Micro Play-Break: Castles
When I was first discovering Kickstarter games, I backed a couple of really tiny ones. This is a tower defence game, where you’re hiding a king, princess and catapult behind three walls and your opponent is doing the same. You both send knights out and there’s a chart to see what happens with each combination of choices. It was alright, but a small novelty to play once and that’s it.
Takenoko
Emma lent Takenoko to a colleague on the promise that it would be back in time for this challenge. Luckily, that time was now, so we had an Antoine Bauza evening.
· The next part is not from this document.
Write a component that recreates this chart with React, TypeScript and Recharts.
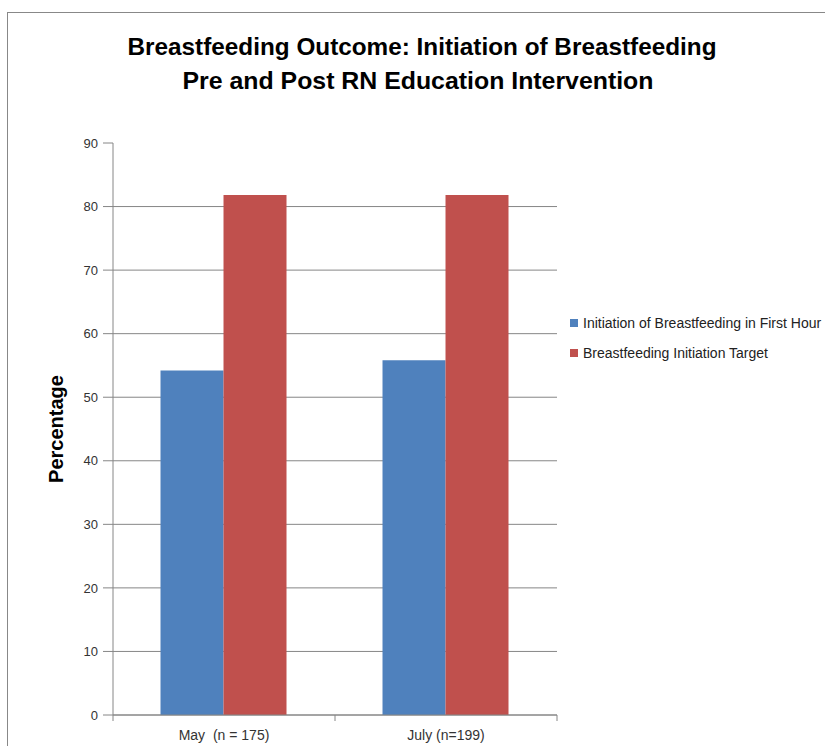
import { BarChart, Bar, XAxis, YAxis, CartesianGrid, Legend } from 'recharts'

const categories = ['May  (n = 175)', 'July (n=199)']
const firstHourInitiation = [54.2, 55.8]
const initiationTarget = [81.8, 81.8]
const seriesNames = ['Initiation of Breastfeeding in First Hour', 'Breastfeeding Initiation Target']
const seriesColors = ['#4F81BD', '#C0504D']
const yTicks = [0, 10, 20, 30, 40, 50, 60, 70, 80, 90]

const data = categories.map((name, i) => ({
    name,
    firstHour: firstHourInitiation[i],
    target: initiationTarget[i],
}))

const GRID = '#868686'
const FONT = '"Liberation Sans", Arial, sans-serif'

// category label plus Excel-style tick marks at the category edges
const CategoryTick = (props: any) => {
    const { x, y, payload, width, visibleTicksCount, index } = props
    const half = width / (visibleTicksCount || 2) / 2
    const axisY = y - 8
    return (
        <g>
            <line x1={x - half} x2={x - half} y1={axisY} y2={axisY + 6} stroke={GRID} />
            {index === visibleTicksCount - 1 && (
                <line x1={x + half} x2={x + half} y1={axisY} y2={axisY + 6} stroke={GRID} />
            )}
            <text x={x} y={y} dy={17} textAnchor="middle" fontSize={14} fill="#333" fontFamily={FONT} style={{ whiteSpace: 'pre' }}>
                {payload.value}
            </text>
        </g>
    )
}

// skip the grid line at the top of the axis
const GridLine = (props: any) => {
    const { x1, x2, y1, y2 } = props
    if (y1 < 150) return <g />
    return <line x1={x1} x2={x2} y1={y1} y2={y2} stroke={GRID} strokeWidth={1} />
}

const LegendBox = () => (
    <div style={{ fontFamily: FONT, fontSize: 14, color: '#222' }}>
        {seriesNames.map((n, i) => (
            <div key={n} style={{ display: 'flex', alignItems: 'center', height: 30, whiteSpace: 'nowrap' }}>
                <span style={{ width: 8, height: 8, background: seriesColors[i], marginRight: 5 }} />
                <span>{n}</span>
            </div>
        ))}
    </div>
)

export default function App() {
    return (
        <div style={{ position: 'absolute', left: 0, top: 0, width: 825, height: 746, overflow: 'hidden', background: '#fff' }}>
            <div style={{ position: 'absolute', left: 7, top: 12, width: 830, height: 740, borderLeft: '1px solid #888', borderTop: '1px solid #888' }} />
            <svg width={825} height={120} style={{ position: 'absolute', left: 0, top: 0 }}>
                <text x={422} y={55} textAnchor="middle" fontSize={24} fontWeight="bold" fontFamily={FONT} fill="#000" textLength={589} lengthAdjust="spacingAndGlyphs">
                    Breastfeeding Outcome: Initiation of Breastfeeding
                </text>
                <text x={418} y={89} textAnchor="middle" fontSize={24} fontWeight="bold" fontFamily={FONT} fill="#000" textLength={471} lengthAdjust="spacingAndGlyphs">
                    Pre and Post RN Education Intervention
                </text>
            </svg>
            <div style={{ position: 'absolute', left: 0, top: 0 }}>
                <BarChart
                    width={825}
                    height={746}
                    data={data}
                    margin={{ top: 143, right: 268, left: 63, bottom: 6 }}
                    barCategoryGap="21.4%"
                    barGap={0}
                >
                    <CartesianGrid vertical={false} horizontal={GridLine} />
                    <XAxis
                        dataKey="name"
                        height={25}
                        stroke={GRID}
                        tickLine={false}
                        tickSize={6}
                        tickMargin={2}
                        tick={<CategoryTick />}
                        interval={0}
                    />
                    <YAxis
                        width={50}
                        domain={[0, 90]}
                        ticks={yTicks}
                        stroke={GRID}
                        tickSize={10}
                        tickMargin={5}
                        tick={{ fontSize: 13, fill: '#333', fontFamily: FONT }}
                        label={{
                            value: 'Percentage',
                            angle: -90,
                            position: 'insideLeft',
                            dx: -12,
                            dy: 0,
                            style: { fontSize: 20, fontWeight: 'bold', fill: '#000', fontFamily: FONT, textAnchor: 'middle' },
                        }}
                    />
                    <Legend
                        layout="vertical"
                        align="center"
                        verticalAlign="middle"
                        content={<LegendBox />}
                        wrapperStyle={{ left: 570, top: 308, width: 270 }}
                    />
                    <Bar dataKey="firstHour" name={seriesNames[0]} fill={seriesColors[0]} isAnimationActive={false} />
                    <Bar dataKey="target" name={seriesNames[1]} fill={seriesColors[1]} isAnimationActive={false} />
                </BarChart>
            </div>
        </div>
    )
}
This game features a bamboo garden and a poor gardener trying to grow his crops while a hungry pander eats it. Each player plays through this life cycle with goals of planting certain patterns of bamboo, growing different coloured pieces of bamboo to certain heights, and also eating bamboo with the panda. It’s really nice and simple, and the conflicting goals make for players treading on each other’s toes or having to build things up just to knock them down. It’s cute as hell, too.

Tokaido
The other Bauza we played is one I love even more. Tokaido is a game about having a lovely walk in Japan. You each wander along a road, meeting people, buying souvenirs, donating to temples, painting the landscape and more. The turn order is really interesting, with the player at the back being the next in turn order, but when you go you can move as far as you want. It’s fun and gorgeous. That, and I every time I went to a hot spring I saw the monkeys, so that was good.

What have I learnt?
I’m beginning to get a bit more merciless with being willing to cull some games. Eight Minute Empire would normally star in the collection, but I’m fine getting rid of it even with my love of Laukat.
A bunch of the shorter games are gone now, which is worrying. I’ve still got most of my Cheapass Games to play, so I’m thinking I’ll try and arrange a specific themed day. There are all the ‘talking bullshit’ games, too. I’ve also got Hack and When Darkness Comes, which I’ve barely played and haven’t gelled with the rulebook for. They’ll be a bit of a challenge.